I've just got back from Adelaide, where I went for the Adelaide Festival - specifically to see Saul, although as I had an extra night there I also saw Richard III. Both utterly stunning performances, and I thoroughly enjoyed them.
I did notice something surprising, though. Both performances, inter alia, featured naked men with penises flying.
Now I'm not a prude, and this didn't especially bother me, but I did find it a little surprising from an artistic point of view. Neither the Old Testament nor Shakespeare typically calls to mind the idea of men's penises flying about. Casting my mind back, I recalled the Australian Opera's Ring Cycle, which I saw a few months ago. Siegfried also featured a naked man, with, I might say, a particularly impressive penis. This means that, of the last four stage shows I have seen, three have featured naked men, not one of which was essential, or even particularly relevant, to the plot.

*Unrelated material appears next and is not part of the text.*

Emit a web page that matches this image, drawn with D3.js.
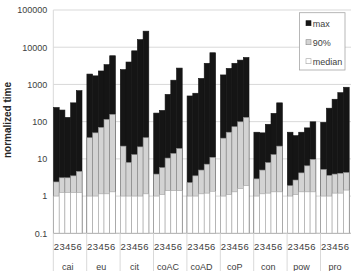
<!DOCTYPE html>
<html>
<head>
<meta charset="utf-8">
<script src="https://cdn.jsdelivr.net/npm/d3@7"></script>
<style>
    html, body { margin: 0; padding: 0; background: #fff; }
    svg { display: block; font-family: "Liberation Sans", Arial, sans-serif; }
</style>
</head>
<body>
<div id="chart"></div>
<script>
// Normalized time per benchmark, for 2..6 (max / 90th percentile / median)
const groups = ["cai", "eu", "cit", "coAC", "coAD", "coP", "con", "pow", "pro"];
const ranks = ["2", "3", "4", "5", "6"];
const yTicks = [0.1, 1, 10, 100, 1000, 10000, 100000];

const maxValues = [
    [240, 205, 130, 320, 680],
    [1900, 1700, 2300, 3400, 5900],
    [2500, 4000, 8000, 16000, 27000],
    [170, 200, 540, 1300, 2750],
    [490, 580, 1450, 3700, 7100],
    [1800, 2700, 3700, 4500, 5300],
    [52, 50, 85, 167, 320],
    [52, 42, 52, 68, 99],
    [96, 230, 400, 600, 840]
];
const p90Values = [
    [2.4, 3.1, 3.1, 3.5, 4.6],
    [37, 50, 70, 115, 157],
    [22, 8, 13, 21, 37],
    [3.9, 5.8, 10.5, 14, 19],
    [2.3, 3.5, 5, 7.2, 11],
    [36, 52, 73, 99, 130],
    [2.9, 5, 7.9, 13, 22],
    [1.9, 2.7, 4.2, 6.5, 9.7],
    [5.2, 3.6, 3.9, 4.1, 4.3]
];
const medianValues = [
    [1, 1.25, 1.25, 1.25, 1.25],
    [1, 1, 1.15, 1.15, 1.3],
    [1, 1, 1, 1, 1.15],
    [1, 1.1, 1.4, 1.4, 1.4],
    [1, 1, 1.15, 1.2, 1.35],
    [1, 1.1, 1.3, 1.6, 1.9],
    [1, 1.15, 1.2, 1.3, 1.3],
    [1, 1.1, 1.3, 1.3, 1.3],
    [1, 1, 1.2, 1.2, 1.45]
];

const series = [
    { key: "max", values: maxValues, fill: "#151515", stroke: "#151515" },
    { key: "90%", values: p90Values, fill: "#d3d3d3", stroke: "#8a8a8a" },
    { key: "median", values: medianValues, fill: "#ffffff", stroke: "#a3a3a3" }
];

const width = 351, height = 271;
const plot = { left: 53.3, right: 351, top: 10, bottom: 233.3 };

const svg = d3.select("#chart").append("svg")
    .attr("width", width)
    .attr("height", height);

const y = d3.scaleLog()
    .domain([0.1, 100000])
    .range([plot.bottom, plot.top]);

// group pitch runs a bit past the right edge (picture is cropped there)
const x0 = d3.scaleBand()
    .domain(groups)
    .range([plot.left, plot.left + 33.4 * groups.length]);

const x1 = d3.scaleBand()
    .domain(ranks)
    .range([0.2, 28.7]);

// gridlines
svg.append("g")
    .selectAll("line")
    .data(yTicks)
    .enter().append("line")
    .attr("x1", plot.left)
    .attr("x2", plot.right)
    .attr("y1", d => y(d))
    .attr("y2", d => y(d))
    .attr("stroke", "#d9d9d9")
    .attr("stroke-width", 1);

// left axis line
svg.append("line")
    .attr("x1", plot.left).attr("x2", plot.left)
    .attr("y1", y(100000)).attr("y2", y(0.1))
    .attr("stroke", "#d9d9d9");

// bars: max first, then 90%, then median on top
series.forEach(s => {
    const flat = [];
    groups.forEach((g, gi) => {
        ranks.forEach((r, ri) => flat.push({ g, r, v: s.values[gi][ri] }));
    });
    svg.append("g")
        .selectAll("rect")
        .data(flat)
        .enter().append("rect")
        .attr("x", d => x0(d.g) + x1(d.r))
        .attr("y", d => y(d.v))
        .attr("width", x1.bandwidth())
        .attr("height", d => y(0.1) - y(d.v))
        .attr("fill", s.fill)
        .attr("stroke", s.stroke)
        .attr("stroke-width", 0.6);
});

// category axis line
svg.append("line")
    .attr("x1", plot.left).attr("x2", plot.right)
    .attr("y1", y(0.1)).attr("y2", y(0.1))
    .attr("stroke", "#bfbfbf");

// group separators down to the bottom
svg.append("g")
    .selectAll("line")
    .data(groups)
    .enter().append("line")
    .attr("x1", d => x0(d))
    .attr("x2", d => x0(d))
    .attr("y1", y(0.1))
    .attr("y2", height)
    .attr("stroke", "#d9d9d9");

// y axis labels
const yAxis = d3.axisLeft(y)
    .tickValues(yTicks)
    .tickFormat(d => String(d))
    .tickSize(0)
    .tickPadding(6);

svg.append("g")
    .attr("transform", `translate(${plot.left},0)`)
    .call(yAxis)
    .call(g => g.select(".domain").remove())
    .call(g => g.selectAll("text")
        .attr("font-size", 9)
        .attr("font-family", "'Liberation Sans', Arial, sans-serif")
        .attr("fill", "#404040"));

// rank digits under each bar
const rankLabels = [];
groups.forEach(g => ranks.forEach(r => rankLabels.push({ g, r })));
svg.append("g")
    .selectAll("text")
    .data(rankLabels)
    .enter().append("text")
    .attr("x", d => x0(d.g) + x1(d.r) + x1.bandwidth() / 2)
    .attr("y", 250)
    .attr("text-anchor", "middle")
    .attr("font-size", 9.5)
    .attr("fill", "#404040")
    .text(d => d.r);

// group names
svg.append("g")
    .selectAll("text")
    .data(groups)
    .enter().append("text")
    .attr("x", d => x0(d) + 14.5)
    .attr("y", 269.5)
    .attr("text-anchor", "middle")
    .attr("font-size", 9)
    .attr("fill", "#404040")
    .text(d => d);

// y title
svg.append("text")
    .attr("transform", "translate(11,120) rotate(-90)")
    .attr("text-anchor", "middle")
    .attr("font-size", 10)
    .attr("font-weight", "bold")
    .attr("fill", "#262626")
    .text("normalized time");

// legend
const legend = svg.append("g").attr("transform", "translate(299.5,12.7)");
legend.append("rect")
    .attr("width", 45.5)
    .attr("height", 57.3)
    .attr("fill", "#fff")
    .attr("stroke", "#a6a6a6")
    .attr("stroke-width", 0.8);

const item = legend.selectAll(".item")
    .data(series)
    .enter().append("g")
    .attr("class", "item")
    .attr("transform", (d, i) => `translate(6.5,${10.5 + i * 19})`);

item.append("rect")
    .attr("y", -2.5)
    .attr("width", 5)
    .attr("height", 5)
    .attr("fill", d => d.fill)
    .attr("stroke", d => d.stroke)
    .attr("stroke-width", 0.6);

item.append("text")
    .attr("x", 6.7)
    .attr("y", 3.3)
    .attr("font-size", 9)
    .attr("fill", "#404040")
    .text(d => d.key);
</script>
</body>
</html>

There are fashions in theatre, as in everything else, and it seems that the trend of the moment is to spice up the play with a penis. This calls to mind another trend, in literature, one which has been coming on for quite a number of years now: the portrayal of extremely graphic sex scenes. Now I am not speaking here of graphic sex that is necessary to plot or character development, but rather of graphic sex that seems to have been added as an embellishment.
It's not porn! It's erotica! goes the cry of practically every writer of what is nowadays called 'romance'. But what does this mean, exactly? Is there a difference? Let's look at that.
Pornography, what
The OED gives the definition of pornography as 'printed or visual material containing the explicit description or display of sexual organs or activity, intended to stimulate sexual excitement.'
Erotica, what
The OED defines erotica as 'erotic literature or art', and 'erotic' as 'relating to or tending to arouse sexual desire or excitement'.
Provided that we accept the OED as authority, and I cannot see why we should not, we may, then, conclude that the difference lies principally in the artist's intention.
The Artist's Intention
In a novel, the author's intention when writing sex scenes can be to develop the plot, to develop a character, or simply to arouse the reader. The latter intention fulfills the criterion for pornography. Here we may see the difference between, on the one hand, novels like Lolita and Portnoy's Complaint, and in more recent years McGiveron's Student Body and Halloff's Roadblocks to Nirvana, and on the other hand the typical offering of the modern 'romance' writer.
In all of the books named above, sex is used to advance the plot and to draw out one or more characters. It is never gratuitous, and the narrative moves smoothly in and out of the bedroom or other venue.
Much of the so-called 'romance' genre today, however, is very different. Graphic descriptions of sexual activity are inserted seemingly at random, and the less competent writers do not even segue smoothly into it; you're reading about a conversation and all at once you've got a dick staring you in the face. This is what I call 'a dick too far'.
Be that as it may, of course a writer's level of skill does not tell us anything about his intentions. What does tell us something about his intentions, though, is the blurb. The blurb lets you know what the author wants you to know; it is the author's 'mission statement', if you will.
I do not know what Nabokov and Roth had to say about their books, but they are both generally accepted as serious authors. Of the two recent works I've cited, Halloff describes Roadblocks to Nirvana as 'a novel about mysticism, mob psychology, love and lust, the miraculous and the mundane.' McGiveron says of his book 'Student Body is a frank and intimate character study of hubris, desire and yet also devotion... the novel explores life and death and guilt and redemption.' We can clearly see the authors' intentions here; they are both writing about big issues, and very successfully, I may add, not that the success of the work is any indication of the author's intention. Sex scenes in such work may be classified as erotica, if that.
Look, on the other hand, at a sampling of what today's 'romance' writers have to say about their books.
'A steamy standalone contemporary romance with a hot bad boy billionaire alpha'.
'...hot and hilarious...'
'...hot and sexy...'
'...hot steamy romance...'
'...steamy romance... billionaire romance... alpha male romance...'
I don't think I need to go on, do I? The constant repetition of the words 'hot' and 'steamy' says it all. None of these authors, to whom I'm certainly not going to give a free plug, had much to say about anything that could remotely be described as literary. No, it's all passion and shit. Just a look at the covers tells you a lot. Mostly they have shirtless men with ripped abs. Sometimes they don't even bother to show a face. Just the body.
What we have here, people, is your basic wank material. It's no different, in essentials, from a men's magazine with a centrefold. And that, Virginia, is pornography.